Mi chiamo Laura.

Oggi ho 42 anni, ma solo a 24 ho potuto dare un nome alla mia “diversità”. Non mi dilungherò e non starò a raccontare cosa abbia significato per una bambina piena di vita e iperattiva vivere, crescere e svilupparsi con un deficit fisico e una madre bipolare che non ha dato il minimo supporto dal punto di vista psicologico.

In passato ho sempre convissuto con un grande complesso d’inferiorità, verso tutto il genere umano, e non sono mai riuscita, a parlare apertamente del mio “problema” con nessuno. Ricordo solo che da piccola non accettavo il mio deficit fisico, la mia diversità, il mio essere più debole. Non avere un dorsale, un intero pettorale, il braccio sinistro e la mano sinistra deboli e molto meno resistenti erano purtroppo dati di fatto, ma il bello di quando si è piccoli è che non ci pensi davvero e non riuscire a fare qualcosa che gli altri bambini riuscivano a fare mi faceva davvero arrabbiare e mi rendeva ancora più ostinata e focalizzata nei miei obiettivi, perchè non riuscire era per me inaccettabile!

Io non volevo essere da meno e ci tenevo a dimostrare al mondo quanto fossi anch’io forte e capace! Mi incaponivo ad imparare come ci si allacciava le scarpe e mi arrabbiavo se qualcuno mi aiutava. Amavo arrampicarmi sulle strutture e i giochi a castello, correre, giocare a pallavolo con gli altri bambini, imparare e fare le verticali e le ruote nei prati, e ci riuscivo e mi veniva tutto benissimo, anzi, molto meglio di tanti altri bambini!
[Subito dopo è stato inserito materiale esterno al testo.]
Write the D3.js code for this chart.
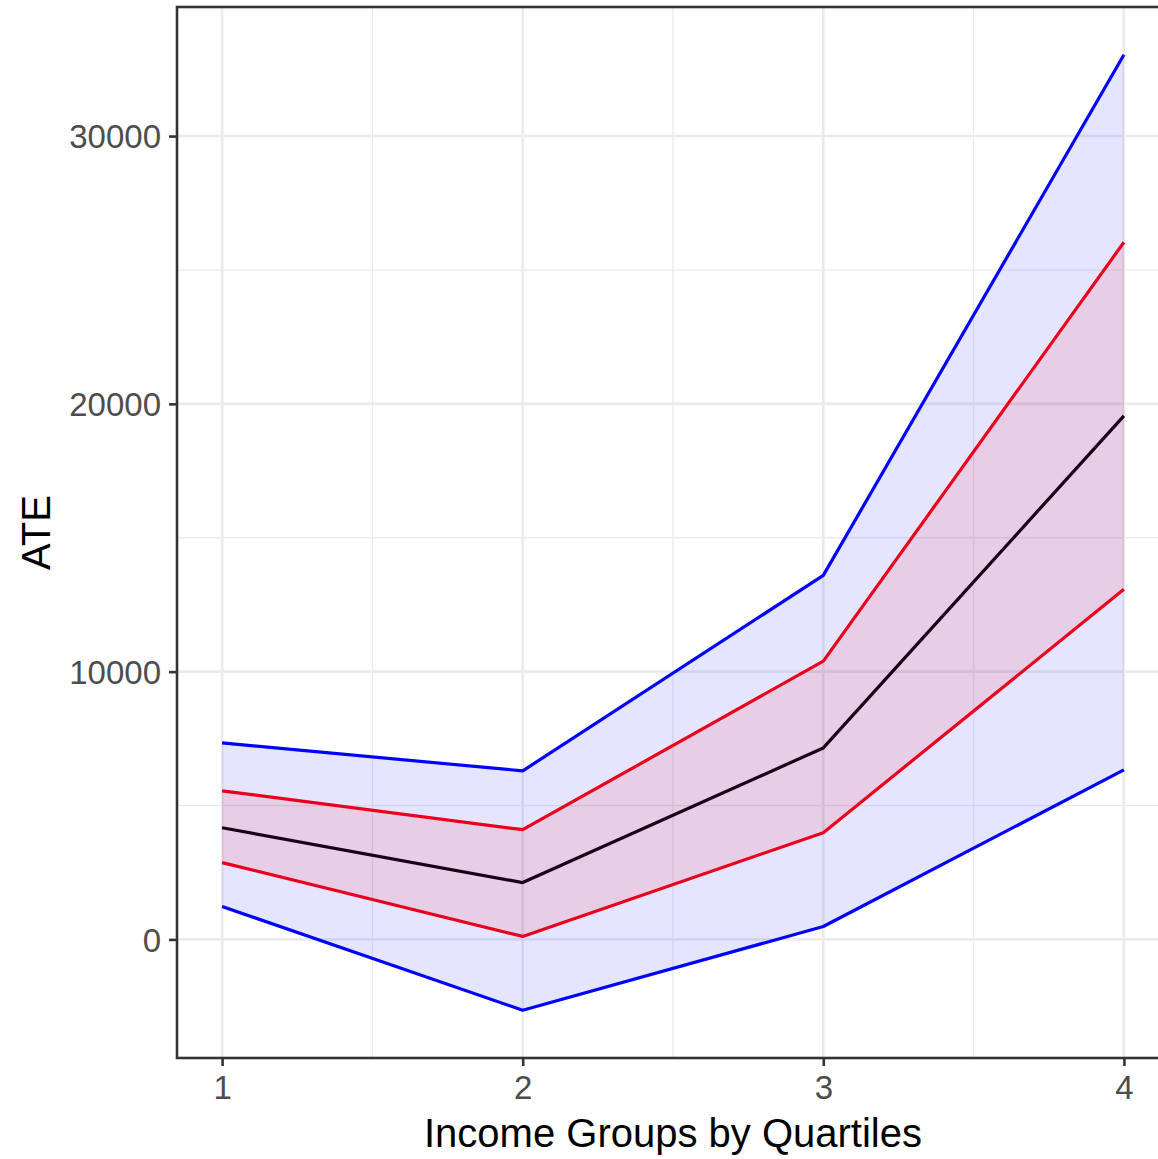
<!DOCTYPE html>
<html>
<head>
<meta charset="utf-8">
<script src="https://cdn.jsdelivr.net/npm/d3@7"></script>
<style>
  body { margin: 0; background: #fff; }
  text { font-family: "Liberation Sans", Arial, sans-serif; }
</style>
</head>
<body>
<div id="chart"></div>
<script>
const SVG_WIDTH = 1158;
const SVG_HEIGHT = 1159;
const PANEL = { left: 177, right: 1169, top: 7, bottom: 1058 };

const quartiles = [1, 2, 3, 4];
const blueUpper = [7337, 6294, 13594, 33035];
const redUpper = [5549, 4097, 10391, 26034];
const ate = [4171, 2123, 7151, 19553];
const redLower = [2868, 112, 3985, 13073];
const blueLower = [1229, -2644, 484, 6331];

const yTicks = [0, 10000, 20000, 30000];
const yMinor = [5000, 15000, 25000];
const xMinor = [1.5, 2.5, 3.5];

const svg = d3.select("#chart").append("svg")
    .attr("width", SVG_WIDTH)
    .attr("height", SVG_HEIGHT);

// ggplot-style 5% expansion on y, 0.15 units on x
const yMin = d3.min(blueLower), yMax = d3.max(blueUpper);
const pad = (yMax - yMin) * 0.05;

const x = d3.scaleLinear()
    .domain([0.85, 4.15])
    .range([PANEL.left, PANEL.right]);

const y = d3.scaleLinear()
    .domain([yMin - pad, yMax + pad])
    .range([PANEL.bottom, PANEL.top]);

const grid = svg.append("g");
grid.selectAll(".ymin").data(yMinor).enter().append("line")
    .attr("x1", PANEL.left).attr("x2", PANEL.right)
    .attr("y1", d => y(d)).attr("y2", d => y(d))
    .attr("stroke", "#ebebeb").attr("stroke-width", 1.3);
grid.selectAll(".xmin").data(xMinor).enter().append("line")
    .attr("y1", PANEL.top).attr("y2", PANEL.bottom)
    .attr("x1", d => x(d)).attr("x2", d => x(d))
    .attr("stroke", "#ebebeb").attr("stroke-width", 1.3);
grid.selectAll(".ymaj").data(yTicks).enter().append("line")
    .attr("x1", PANEL.left).attr("x2", PANEL.right)
    .attr("y1", d => y(d)).attr("y2", d => y(d))
    .attr("stroke", "#ebebeb").attr("stroke-width", 2.6);
grid.selectAll(".xmaj").data(quartiles).enter().append("line")
    .attr("y1", PANEL.top).attr("y2", PANEL.bottom)
    .attr("x1", d => x(d)).attr("x2", d => x(d))
    .attr("stroke", "#ebebeb").attr("stroke-width", 2.6);

const lineGen = vals => d3.line()
    .x((d, i) => x(quartiles[i]))
    .y(d => y(d))(vals);

const areaGen = (lo, hi) => d3.area()
    .x((d, i) => x(quartiles[i]))
    .y0((d, i) => y(lo[i]))
    .y1((d, i) => y(hi[i]))(lo);

svg.append("path")
    .attr("d", areaGen(blueLower, blueUpper))
    .attr("fill", "#0000ff").attr("fill-opacity", 0.1);
svg.append("path")
    .attr("d", areaGen(redLower, redUpper))
    .attr("fill", "#ff0000").attr("fill-opacity", 0.1);

const series = [
    { vals: blueUpper, color: "#0000ff" },
    { vals: blueLower, color: "#0000ff" },
    { vals: redUpper, color: "#e8001c" },
    { vals: redLower, color: "#e8001c" },
    { vals: ate, color: "#18001a" }
];

svg.append("g").selectAll("path").data(series).enter().append("path")
    .attr("d", d => lineGen(d.vals))
    .attr("fill", "none")
    .attr("stroke", d => d.color)
    .attr("stroke-width", 3.2)
    .attr("stroke-linejoin", "round");

// panel border
svg.append("rect")
    .attr("x", PANEL.left).attr("y", PANEL.top)
    .attr("width", PANEL.right - PANEL.left)
    .attr("height", PANEL.bottom - PANEL.top)
    .attr("fill", "none").attr("stroke", "#333").attr("stroke-width", 2.6);

const xAxis = svg.append("g")
    .attr("transform", `translate(0,${PANEL.bottom})`)
    .call(d3.axisBottom(x).tickValues(quartiles).tickFormat(d3.format("d")).tickSizeInner(8).tickSizeOuter(0).tickPadding(10));
xAxis.select(".domain").remove();

const yAxis = svg.append("g")
    .attr("transform", `translate(${PANEL.left},0)`)
    .call(d3.axisLeft(y).tickValues(yTicks).tickFormat(d3.format("d")).tickSizeInner(8).tickSizeOuter(0).tickPadding(8));
yAxis.select(".domain").remove();

svg.selectAll(".tick line").attr("stroke", "#333").attr("stroke-width", 2.6);
svg.selectAll(".tick text")
    .attr("fill", "#4d4d4d")
    .style("font-size", "33px")
    .style("font-family", "'Liberation Sans', Arial, sans-serif");
yAxis.selectAll(".tick text").attr("dy", "0.36em");

svg.append("text")
    .attr("x", (PANEL.left + PANEL.right) / 2)
    .attr("y", 1147)
    .attr("text-anchor", "middle")
    .style("font-size", "40px")
    .text("Income Groups by Quartiles");

svg.append("text")
    .attr("transform", `translate(50,${(PANEL.top + PANEL.bottom) / 2}) rotate(-90)`)
    .attr("text-anchor", "middle")
    .style("font-size", "40px")
    .text("ATE");
</script>
</body>
</html>
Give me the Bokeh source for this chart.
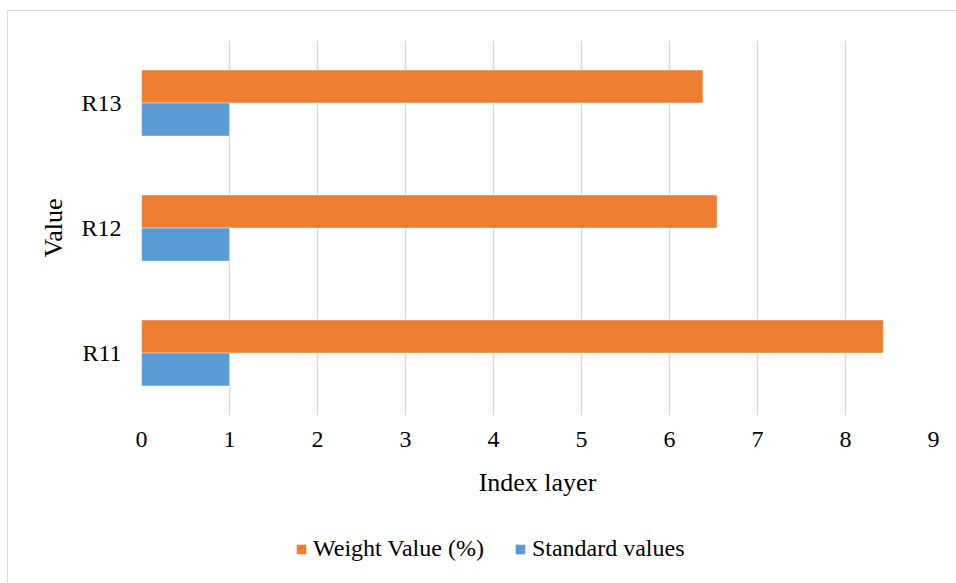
from bokeh.plotting import figure
from bokeh.layouts import column
from bokeh.models import FactorRange, Range1d, FixedTicker, Legend, LegendItem, ColumnDataSource
from bokeh.transform import dodge
from bokeh.embed import file_html
from bokeh.resources import INLINE

categories = ["R11", "R12", "R13"]
weight_values = [8.43, 6.54, 6.38]
standard_values = [1, 1, 1]
x_ticks = [0, 1, 2, 3, 4, 5, 6, 7, 8, 9]
series_names = ["Weight Value (%)", "Standard values"]

FONT = "Liberation Serif"
ORANGE = "#ED7D31"
BLUE = "#5B9BD5"

src = ColumnDataSource(dict(cat=categories, w=weight_values, s=standard_values))

p = figure(width=949, height=500, y_range=FactorRange(*categories, range_padding=0),
           x_range=Range1d(0, 9), output_backend="svg", toolbar_location=None,
           min_border_left=133, min_border_right=24, min_border_top=29, min_border_bottom=96)
p.outline_line_color = None
p.background_fill_color = "white"
p.border_fill_color = "white"

bw = 0.264
p.hbar(y=dodge("cat", bw / 2, range=p.y_range), right="w", left=0, height=bw,
       source=src, fill_color=ORANGE, line_color="white", line_alpha=0.4, line_width=1)
p.hbar(y=dodge("cat", -bw / 2, range=p.y_range), right="s", left=0, height=bw,
       source=src, fill_color=BLUE, line_color="white", line_alpha=0.4, line_width=1)

p.xaxis.ticker = FixedTicker(ticks=x_ticks)
for ax in (p.xaxis[0], p.yaxis[0]):
    ax.axis_line_color = None
    ax.major_tick_line_color = None
    ax.minor_tick_line_color = None
    ax.major_tick_out = 0
    ax.major_tick_in = 0
    ax.major_label_text_font = FONT
    ax.major_label_text_font_size = "24px"
    ax.major_label_text_color = "#000000"
    ax.axis_label_text_font = FONT
    ax.axis_label_text_font_size = "26px"
    ax.axis_label_text_font_style = "normal"
    ax.axis_label_text_color = "#000000"

p.xaxis.axis_label = "Index layer"
p.yaxis.axis_label = "Value"
p.xaxis.major_label_standoff = 16
p.xaxis.axis_label_standoff = 18
p.yaxis.major_label_standoff = 20
p.yaxis.axis_label_standoff = 10

p.xgrid.grid_line_color = "#d9d9d9"
p.xgrid.grid_line_width = 1.5
p.ygrid.grid_line_color = None

# legend strip below the chart (its bars lie outside its own ranges, only the key shows)
q = figure(width=949, height=73, x_range=Range1d(-200, -100), y_range=Range1d(100, 200),
           output_backend="svg", toolbar_location=None, min_border=0)
q.axis.visible = False
q.grid.visible = False
q.outline_line_color = None
q.border_fill_color = "white"
q.background_fill_color = "white"
k_w = q.hbar(y=0.5, right="w", left=0, height=0.5, source=src, fill_color=ORANGE, line_color=None)
k_s = q.hbar(y=0.5, right="s", left=0, height=0.5, source=src, fill_color=BLUE, line_color=None)

legend = Legend(items=[LegendItem(label=series_names[0], renderers=[k_w]),
                       LegendItem(label=series_names[1], renderers=[k_s])],
                orientation="horizontal", location=(154, 22),
                label_text_font=FONT, label_text_font_size="24px", label_text_color="#000000",
                glyph_width=12, glyph_height=12, label_standoff=6, spacing=30,
                padding=0, margin=0, border_line_color=None, background_fill_alpha=0)
q.add_layout(legend, "center")

layout = column(p, q, spacing=0)
layout.styles = {"margin-left": "7px", "margin-top": "10px",
                 "border-top": "1px solid #d9d9d9", "border-left": "1px solid #d9d9d9"}

open("out.html", "w").write(file_html(layout, INLINE))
Giusto o sbagliato decisi di vivere così, come se il mio problema non esistesse! A ricordamelo però ci pensavano alcuni bambini e compagni di classe delle medie che con battute maligne e cattive mi facevano notare la mia diversità facendomene addirittura vergognare e ripiombare in una dimensione tutta mia fatta di dolore e silenzi.

Crescendo ho imparato ad essere più forte dei pregiudizi. L’amore per la natura, l’attività fisica e gli sport all’aperto aumentava sempre più, e niente e nessuno sarebbe riuscito a fermare questo mio trasporto. Prima la passione per lo snowboard, poi lo yoga, la bici, la corsa, la corsa in montagna, poi la montagna vissuta a 360° con l’arrampicata su roccia e infine l’alpinismo. Questi ultimi erano sport che nemmeno contemplavo perchè consapevole del fondamentale uso delle mani, delle braccia e dell’addome in generale. Ma il desiderio e l’attrazione per queste discipline erano così forti che con la stessa identica caparbietà che ci mettevo da bambina nel voler imparare ad allacciarmi le scarpe sono riuscita a realizzare il sogno di poter scalare e raggiungere vette di montagne d’alta quota con l’utilizzo di picozze e corde per l’arrampicata.

La vita mi ha davvero insegnato che nello sport quando c’è la testa è veramente difficile non riuscire a realizzare quel che si desidera nel profondo.


Ora vivo ancora coi miei piccoli fantasmi con cui dovrò prima o poi fare i conti ma una cosa è certa, ho imparato ad amarmi, rispettarmi e a credere in me e nelle mie capacità fisiche.